Drucksache 4/12502, Beschlussempfehlung des Ausschusses für Soziales, Gesundheit, Familie, Frauen und Jugend

Es erfolgt eine allgemeine Aussprache. Es beginnt die FDP-Fraktion, danach CDU, Linksfraktion, SPD, NPD, GRÜNE und die Staatsregierung, wenn gewünscht. Ich erteile nun Herrn Zastrow das Wort.

Sehr geehrte Frau Präsidentin! Sehr geehrte Damen und Herren! Bei der Einbringung unseres Gesetzentwurfs hatte ich Sie und vor allem meine Kollegen von der Unionsfraktion gebeten zu überprüfen, wie viel Wirtschaftsfreundlichkeit und Unternehmersinn sie noch ihr Eigen nennen. Denn inzwischen dürfte jedem klar geworden sein, dass das Sächsische Nichtraucherschutzgesetz genauso wie alle Nichtraucherschutzgesetze, die es inzwischen in den einzelnen Bundesländern gibt, nichts anderes ist als ein großes Vernichtungsprogramm für Arbeitsplätze und berufliche Existenzen.
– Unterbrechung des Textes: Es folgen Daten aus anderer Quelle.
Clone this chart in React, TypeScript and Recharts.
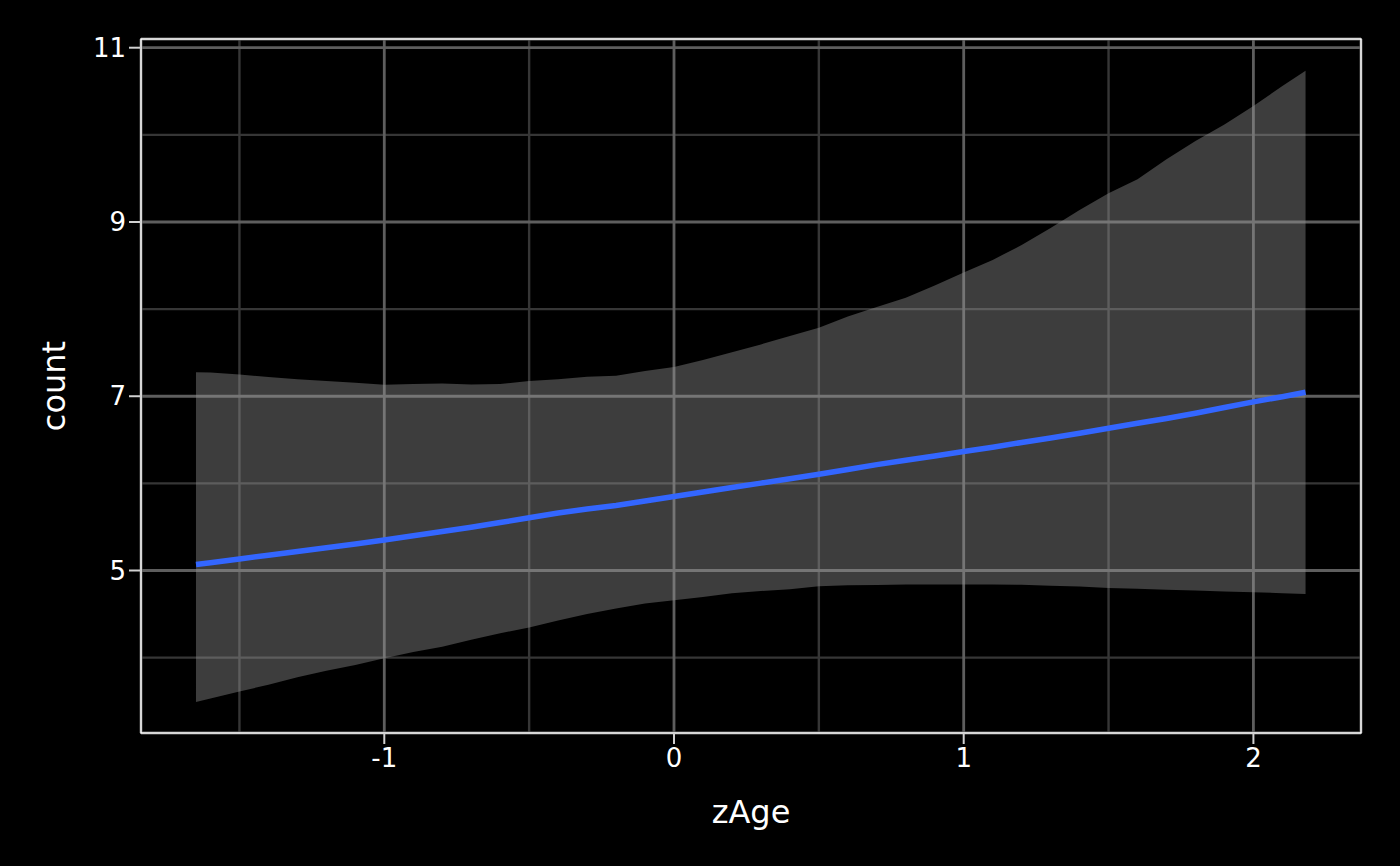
import React from 'react';
import { ComposedChart, Area, Line, XAxis, YAxis, CartesianGrid, ReferenceArea, Label } from 'recharts';

const zAge = [
  -1.65, -1.6, -1.5, -1.4, -1.3, -1.2, -1.1, -1.0, -0.9, -0.8, -0.7, -0.6, -0.5, -0.4, -0.3, -0.2, -0.1,
  0.0, 0.1, 0.2, 0.3, 0.4, 0.5, 0.6, 0.7, 0.8, 0.9, 1.0, 1.1, 1.2, 1.3, 1.4, 1.5, 1.6, 1.7, 1.8, 1.9,
  2.0, 2.1, 2.18,
];
const fitCount = [
  5.068, 5.09, 5.133, 5.176, 5.219, 5.262, 5.305, 5.35, 5.398, 5.447, 5.497, 5.55, 5.605, 5.66, 5.705, 5.745, 5.797,
  5.85, 5.9, 5.952, 6.003, 6.053, 6.105, 6.16, 6.215, 6.265, 6.315, 6.365, 6.415, 6.47, 6.52, 6.575, 6.632, 6.69, 6.745, 6.805, 6.87,
  6.935, 6.995, 7.046,
];
const lowerCI = [
  3.49, 3.53, 3.61, 3.69, 3.775, 3.85, 3.915, 3.994, 4.065, 4.125, 4.205, 4.28, 4.345, 4.425, 4.5, 4.565, 4.62,
  4.66, 4.695, 4.74, 4.765, 4.785, 4.82, 4.83, 4.835, 4.838, 4.84, 4.84, 4.84, 4.837, 4.825, 4.815, 4.8, 4.79, 4.78, 4.77, 4.76,
  4.75, 4.74, 4.73,
];
const upperCI = [
  7.275, 7.272, 7.25, 7.22, 7.195, 7.175, 7.155, 7.133, 7.14, 7.145, 7.135, 7.14, 7.175, 7.195, 7.225, 7.236, 7.29,
  7.335, 7.415, 7.505, 7.595, 7.69, 7.787, 7.915, 8.025, 8.13, 8.27, 8.42, 8.565, 8.735, 8.93, 9.137, 9.33, 9.49, 9.72, 9.93, 10.12,
  10.33, 10.56, 10.735,
];

const xMajorTicks = [-1, 0, 1, 2];
const xMinorTicks = [-1.5, -0.5, 0.5, 1.5];
const yMajorTicks = [5, 7, 9, 11];
const yMinorTicks = [4, 6, 8, 10];
const xDomain: [number, number] = [-1.8398, 2.3714];
const yDomain: [number, number] = [3.135, 11.1];

const xTitle = 'zAge';
const yTitle = 'count';

const data = zAge.map((x, i) => ({
  zAge: x,
  fit: fitCount[i],
  band: [lowerCI[i], upperCI[i]],
}));

const FONT = 'DejaVu Sans, sans-serif';

const XTitle = (props: any) => {
  const vb = props.viewBox || { x: 141, y: 733, width: 1220, height: 100 };
  return (
    <text x={vb.x + vb.width / 2} y={vb.y + 89.5} textAnchor="middle" fill="#ffffff" fontSize={32} fontFamily={FONT}>
      {xTitle}
    </text>
  );
};

const YTitle = (props: any) => {
  const vb = props.viewBox || { x: 21, y: 39, width: 120, height: 694 };
  const cx = vb.x + 44;
  const cy = vb.y + vb.height / 2;
  return (
    <text x={cx} y={cy} transform={`rotate(-90, ${cx}, ${cy})`} textAnchor="middle" fill="#ffffff" fontSize={32} fontFamily={FONT}>
      {yTitle}
    </text>
  );
};

export default function App() {
  return (
    <div style={{ position: 'absolute', left: 0, top: 0, width: 1400, height: 866, background: '#000000', fontFamily: FONT }}>
      <ComposedChart width={1400} height={866} data={data} margin={{ top: 39, right: 39, bottom: 33, left: 21 }}>
        <XAxis xAxisId="minor" dataKey="zAge" type="number" domain={xDomain} ticks={xMinorTicks} allowDataOverflow hide />
        <YAxis yAxisId="minor" type="number" domain={yDomain} ticks={yMinorTicks} allowDataOverflow hide />
        <CartesianGrid xAxisId="minor" yAxisId="minor" stroke="#363636" strokeWidth={2.4} />
        <XAxis
          dataKey="zAge"
          type="number"
          domain={xDomain}
          ticks={xMajorTicks}
          allowDataOverflow
          height={100}
          tickSize={11}
          tickMargin={5}
          axisLine={false}
          tickLine={{ stroke: '#d0d0d0', strokeWidth: 2 }}
          tick={{ fill: '#ffffff', fontSize: 26, fontFamily: FONT }}
        >
          <Label content={XTitle} />
        </XAxis>
        <YAxis
          type="number"
          domain={yDomain}
          ticks={yMajorTicks}
          allowDataOverflow
          width={120}
          tickSize={12}
          tickMargin={3}
          axisLine={false}
          tickLine={{ stroke: '#d0d0d0', strokeWidth: 2 }}
          tick={{ fill: '#ffffff', fontSize: 26, fontFamily: FONT }}
        >
          <Label content={YTitle} />
        </YAxis>
        <CartesianGrid stroke="#5e5e5e" strokeWidth={2.8} />
        <Area
          dataKey="band"
          type="linear"
          stroke="none"
          fill="#999999"
          fillOpacity={0.4}
          isAnimationActive={false}
          activeDot={false}
        />
        <Line
          dataKey="fit"
          type="linear"
          stroke="#3366FF"
          strokeWidth={5.5}
          dot={false}
          activeDot={false}
          isAnimationActive={false}
        />
        <ReferenceArea
          x1={xDomain[0]}
          x2={xDomain[1]}
          y1={yDomain[0]}
          y2={yDomain[1]}
          fill="none"
          fillOpacity={0}
          stroke="#ffffff"
          strokeWidth={1.5}
          ifOverflow="visible"
        />
      </ComposedChart>
    </div>
  );
}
Dazu passt eine nahezu druckfrische Pressemitteilung des Sächsischen Hotel- und Gaststättenverbandes, die heute über die Agenturen läuft. Darin beschreibt die DEHOGA – von dem Verband war eben schon die Rede – die Ergebnisse einer repräsentativen Umfrage unter 2 400 Mitgliedsbetrieben der DEHOGA über die Auswirkungen des Nichtraucherschutzgesetzes hier in Sachsen.
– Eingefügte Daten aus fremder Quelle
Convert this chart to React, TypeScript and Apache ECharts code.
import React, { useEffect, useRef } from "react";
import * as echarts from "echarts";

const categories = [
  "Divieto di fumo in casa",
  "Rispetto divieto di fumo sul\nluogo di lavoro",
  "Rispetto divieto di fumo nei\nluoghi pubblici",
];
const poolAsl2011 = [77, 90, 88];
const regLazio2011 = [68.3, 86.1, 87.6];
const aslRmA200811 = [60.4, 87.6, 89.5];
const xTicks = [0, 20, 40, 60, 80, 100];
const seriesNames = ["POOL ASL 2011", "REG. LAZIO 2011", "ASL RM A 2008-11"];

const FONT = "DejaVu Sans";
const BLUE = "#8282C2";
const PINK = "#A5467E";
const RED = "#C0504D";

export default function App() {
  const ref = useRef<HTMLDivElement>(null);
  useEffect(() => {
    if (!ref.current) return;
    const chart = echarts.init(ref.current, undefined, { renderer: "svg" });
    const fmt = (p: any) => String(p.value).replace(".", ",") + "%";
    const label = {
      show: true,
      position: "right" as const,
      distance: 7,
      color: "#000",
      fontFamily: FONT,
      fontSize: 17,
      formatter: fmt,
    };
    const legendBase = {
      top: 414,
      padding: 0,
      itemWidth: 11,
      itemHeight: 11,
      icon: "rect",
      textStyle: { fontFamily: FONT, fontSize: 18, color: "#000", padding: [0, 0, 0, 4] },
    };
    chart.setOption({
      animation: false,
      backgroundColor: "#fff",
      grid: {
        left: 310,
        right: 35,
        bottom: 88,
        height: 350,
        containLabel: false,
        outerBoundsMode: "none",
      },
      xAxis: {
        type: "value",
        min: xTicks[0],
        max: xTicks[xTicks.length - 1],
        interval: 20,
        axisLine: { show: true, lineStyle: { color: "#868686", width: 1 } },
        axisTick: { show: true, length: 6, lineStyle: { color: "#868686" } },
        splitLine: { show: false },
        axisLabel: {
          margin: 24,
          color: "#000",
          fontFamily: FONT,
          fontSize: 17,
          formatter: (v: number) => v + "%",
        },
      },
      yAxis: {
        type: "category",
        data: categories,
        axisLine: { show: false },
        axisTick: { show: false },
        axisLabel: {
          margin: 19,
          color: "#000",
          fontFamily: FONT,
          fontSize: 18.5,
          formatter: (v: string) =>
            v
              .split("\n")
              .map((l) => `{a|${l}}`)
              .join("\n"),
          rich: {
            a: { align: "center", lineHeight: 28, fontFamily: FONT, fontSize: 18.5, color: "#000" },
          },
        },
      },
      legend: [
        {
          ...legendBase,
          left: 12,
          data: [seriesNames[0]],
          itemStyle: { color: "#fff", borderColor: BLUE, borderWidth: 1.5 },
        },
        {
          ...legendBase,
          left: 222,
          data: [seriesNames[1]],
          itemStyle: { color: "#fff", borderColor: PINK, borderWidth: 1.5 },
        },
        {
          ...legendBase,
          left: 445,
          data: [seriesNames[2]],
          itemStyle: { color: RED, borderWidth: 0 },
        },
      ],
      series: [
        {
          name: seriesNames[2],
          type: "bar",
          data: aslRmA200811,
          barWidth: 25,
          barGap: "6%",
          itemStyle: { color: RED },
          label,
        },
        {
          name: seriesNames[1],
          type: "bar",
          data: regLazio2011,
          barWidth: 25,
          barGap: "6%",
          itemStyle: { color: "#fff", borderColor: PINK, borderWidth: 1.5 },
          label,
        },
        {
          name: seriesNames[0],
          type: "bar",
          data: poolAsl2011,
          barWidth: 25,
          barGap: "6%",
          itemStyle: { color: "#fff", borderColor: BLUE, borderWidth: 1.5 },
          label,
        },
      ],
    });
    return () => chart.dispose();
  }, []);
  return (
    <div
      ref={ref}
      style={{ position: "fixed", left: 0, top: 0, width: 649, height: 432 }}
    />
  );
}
Ich zitiere den Hauptgeschäftsführer der DEHOGA, Frank Lehmann, aus der Mitteilung: „Das Ergebnis seit Einführung des Rauchverbotes in der sächsischen Gastronomie ist erschreckend. Seit in Sachsen das Rauchverbot gilt, ist in vielen Kneipen, Gaststätten und Diskotheken der Umsatz zwischen 10 und 56 % gesunken. 47 % bestätigen negative Auswirkungen auf ihr Geschäft und nur 8 % sehen positive Effekte eines gesetzlichen Rauchverbotes. 20 % der befragten Unternehmer gehen davon aus, dass sie deswegen in nächster Zeit Mitarbeiter entlassen müssen. Ein Drittel der Betriebsinhaber von Einraumgaststätten fürchten um ihre Existenz.“ Das sind Zahlen, die repräsentativ von der DEHOGA soeben erhoben worden sind.

Meine Damen und Herren! Diese Betriebe sind nicht in Not geraten, weil sie schlecht gewirtschaftet hätten oder weil sie auf das falsche Konzept gesetzt haben. Nein, sie sind einzig und allein in Not geraten, weil es der Staat, weil es die Politik so will. So weit, meine Damen und Herren, darf Politik in einer Marktwirtschaft beim besten Willen nicht gehen!

(Beifall bei der FDP)

Ich möchte hier nicht all das wiederholen, was ich bei der Einbringung unseres Gesetzentwurfes vor zwei Monaten,

am 16. April, gesagt habe. Deswegen hier nur ganz kurz zusammengefasst: Wir denken, nach Auffassung der FDP ist das gesamte Nichtraucherschutzgesetz Bürokratie in Reinkultur, und es verkompliziert aus unserer Sicht das Leben in völlig unnötiger Art und Weise. Statt auf Augenmaß, Toleranz und Fingerspitzengefühl setzt es auf die Bevormundung von Gästen und Wirten. Wir sind nach wie vor der Meinung, dass eine Kennzeichnungspflicht für Rauchergaststätten und gastronomische Betriebe völlig ausreichend gewesen wäre.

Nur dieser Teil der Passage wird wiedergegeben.